A student accused of gunning down three University of Virginia football players had been on the school's radar for possible links to weapons and hazing, officials said Monday.
In the hours after the fatal shooting near a campus parking garage, authorities painted a troubling picture of the suspect, Christopher Darnell Jones Jr., 22, a former football player last listed on the school's gridiron roster in 2018.
The university’s “threat assessment team” had learned about Jones in September after a third party, who was not a student, reported that he spoke about having a gun, UVA Police Chief Timothy Longo told reporters.
He said the school’s student affairs office interviewed Jones’ roommate, who had not seen the suspect with a gun.
Moments after Longo relayed this information, a police officer briefly took him aside and whispered to him before the chief announced: “We just received information that the suspect is in custody.”

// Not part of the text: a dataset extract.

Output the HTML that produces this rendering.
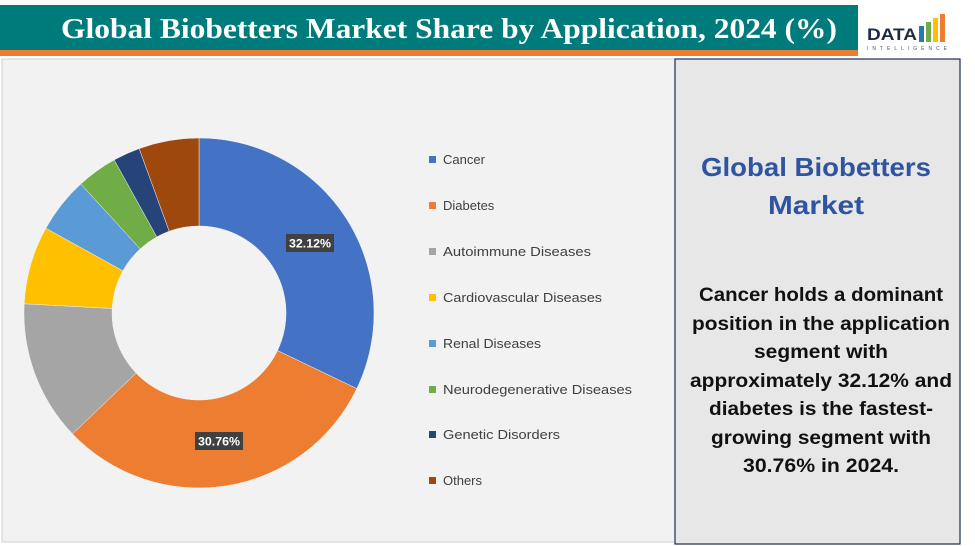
<!DOCTYPE html>
<html><head><meta charset="utf-8"><style>
html,body{margin:0;padding:0;background:#fff;}
svg{display:block;}
</style></head><body>
<svg width="975" height="546" viewBox="0 0 975 546" xmlns="http://www.w3.org/2000/svg">
<rect x="0" y="0" width="975" height="546" fill="#ffffff"/>
<!-- header -->
<rect x="0" y="5" width="858" height="46" fill="#007b7b"/>
<rect x="0" y="50" width="858" height="6" fill="#ed7d31"/>
<text x="449" y="38" text-anchor="middle" fill="#fff" font-family="Liberation Serif, serif" font-weight="bold" font-size="29" textLength="776" lengthAdjust="spacingAndGlyphs">Global Biobetters Market Share by Application, 2024 (%)</text>
<rect x="858" y="5" width="104" height="52" fill="#fff"/>
<text x="867" y="40" fill="#1f2a44" font-family="Liberation Sans, sans-serif" font-weight="bold" font-size="17" textLength="50" lengthAdjust="spacingAndGlyphs">DATA</text>
<rect x="919" y="26" width="5" height="16" fill="#2f75b5"/>
<rect x="926" y="22" width="5" height="20" fill="#70ad47"/>
<rect x="933" y="18" width="5" height="24" fill="#ffc000"/>
<rect x="940" y="14" width="5" height="28" fill="#ed7d31"/>
<text x="867" y="50" fill="#555" font-family="Liberation Sans, sans-serif" font-size="5" textLength="80" lengthAdjust="spacing">INTELLIGENCE</text>
<!-- chart area -->
<rect x="2" y="59" width="673" height="483" fill="#f2f2f2" stroke="#d0d0d0" stroke-width="1"/>
<!-- right panel -->
<rect x="675" y="59" width="285" height="485" fill="#e7e7e7" stroke="#1f2a56" stroke-width="1.2"/>
<g font-family="Liberation Sans, sans-serif" font-weight="bold" text-anchor="middle">
<text x="816" y="176" fill="#2f55a0" font-size="26" textLength="230" lengthAdjust="spacingAndGlyphs">Global Biobetters</text>
<text x="816" y="214" fill="#2f55a0" font-size="26" textLength="96" lengthAdjust="spacingAndGlyphs">Market</text>
<g fill="#111" font-size="19">
<text x="821" y="301" textLength="244" lengthAdjust="spacingAndGlyphs">Cancer holds a dominant</text>
<text x="821" y="330" textLength="258" lengthAdjust="spacingAndGlyphs">position in the application</text>
<text x="821" y="358" textLength="134" lengthAdjust="spacingAndGlyphs">segment with</text>
<text x="821" y="387" textLength="262" lengthAdjust="spacingAndGlyphs">approximately 32.12% and</text>
<text x="821" y="415" textLength="224" lengthAdjust="spacingAndGlyphs">diabetes is the fastest-</text>
<text x="821" y="444" textLength="220" lengthAdjust="spacingAndGlyphs">growing segment with</text>
<text x="821" y="472" textLength="156" lengthAdjust="spacingAndGlyphs">30.76% in 2024.</text>
</g>
</g>
<!-- donut -->
<g stroke="#f2f2f2" stroke-width="0.5">
<path d="M199,138 A175,175 0 0 1 356.8,388.6 L277.5,350.6 A87,87 0 0 0 199,226 Z" fill="#4472c4"/>
<path d="M356.8,388.6 A175,175 0 0 1 72.5,433.9 L136.1,373.1 A87,87 0 0 0 277.5,350.6 Z" fill="#ed7d31"/>
<path d="M72.5,433.9 A175,175 0 0 1 24.2,303.8 L112.1,308.4 A87,87 0 0 0 136.1,373.1 Z" fill="#a5a5a5"/>
<path d="M24.2,303.8 A175,175 0 0 1 45.9,228.2 L122.9,270.8 A87,87 0 0 0 112.1,308.4 Z" fill="#ffc000"/>
<path d="M45.9,228.2 A175,175 0 0 1 80.8,184 L140.2,248.9 A87,87 0 0 0 122.9,270.8 Z" fill="#5b9bd5"/>
<path d="M80.8,184 A175,175 0 0 1 114.2,159.9 L156.8,236.9 A87,87 0 0 0 140.2,248.9 Z" fill="#70ad47"/>
<path d="M114.2,159.9 A175,175 0 0 1 139.2,148.6 L169.2,231.2 A87,87 0 0 0 156.8,236.9 Z" fill="#264478"/>
<path d="M139.2,148.6 A175,175 0 0 1 199,138 L199,226 A87,87 0 0 0 169.2,231.2 Z" fill="#9e480e"/>
</g>
<g font-family="Liberation Sans, sans-serif" font-weight="bold" font-size="12" fill="#fff" text-anchor="middle">
<rect x="286" y="234" width="48" height="18" fill="#404040"/>
<text x="310" y="247.5" textLength="42" lengthAdjust="spacingAndGlyphs">32.12%</text>
<rect x="195" y="432" width="48" height="18" fill="#404040"/>
<text x="219" y="445.5" textLength="42" lengthAdjust="spacingAndGlyphs">30.76%</text>
</g>
<!-- legend -->
<g font-family="Liberation Sans, sans-serif" font-size="13" fill="#404040">
<rect x="429" y="156" width="7" height="7" fill="#4472c4"/><text x="443" y="164">Cancer</text>
<rect x="429" y="202" width="7" height="7" fill="#ed7d31"/><text x="443" y="210">Diabetes</text>
<rect x="429" y="248" width="7" height="7" fill="#a5a5a5"/><text x="443" y="256" textLength="148" lengthAdjust="spacingAndGlyphs">Autoimmune Diseases</text>
<rect x="429" y="294" width="7" height="7" fill="#ffc000"/><text x="443" y="302" textLength="159" lengthAdjust="spacingAndGlyphs">Cardiovascular Diseases</text>
<rect x="429" y="340" width="7" height="7" fill="#5b9bd5"/><text x="443" y="348" textLength="98" lengthAdjust="spacingAndGlyphs">Renal Diseases</text>
<rect x="429" y="386" width="7" height="7" fill="#70ad47"/><text x="443" y="394" textLength="189" lengthAdjust="spacingAndGlyphs">Neurodegenerative Diseases</text>
<rect x="429" y="431" width="7" height="7" fill="#264478"/><text x="443" y="439" textLength="117" lengthAdjust="spacingAndGlyphs">Genetic Disorders</text>
<rect x="429" y="477" width="7" height="7" fill="#9e480e"/><text x="443" y="485">Others</text>
</g>
</svg>
</body></html>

It wasn’t clear if the school’s internal investigation of Jones possibly having a gun ended with that roommate’s interview.
Jones had also been involved in a campus hazing probe, but it did not appear to lead to any disciplinary action, Longo said. Details on the probe were not immediately available.
“I know that it was eventually closed due to witnesses that would not cooperate with the process,” he said.
The police chief also revealed there had been a “prior criminal incident involving a concealed weapon violation that occurred outside of the city of Charlottesville” in February last year.
Again, it was not yet known if that incident led to any criminal charges.
Jones came to the university from Petersburg High School, which is about 100 miles southeast of Charlottesville.
He was listed in a profile on the 2018 Cavaliers team roster as a running back. The profile says he did not appear in any games that year, and it wasn’t immediately clear Monday why he left the program.
The suspect’s mother told NBC News on Monday she hasn’t had much contact with him in recent years. She said Jones moved in with his grandmother at age 16 and lived with her to round out his high school career.
Much of Jones' childhood was spent at the Essex Village and Mosby Court housing complexes in Richmond, the Richmond Times-Dispatch reported in 2018.
Jones, who said he was a child when his father left the family, told the newspaper that he often got into fights — but found solace in schoolwork.
“When I come into the classrooms, everything flowed,” he said at the time.
Before his capture, an arrest warrant had been issued for Jones, who was sought on suspicion of three counts of second-degree murder and three counts of allegedly using a handgun in the commission of a felony, police said.
"My heart is broken for the victims and their families," UVA President Jim Ryan said. "When I see our students, I see my own kids."
A UVA men's basketball home game set for Monday night against the University of Northern Iowa was postponed.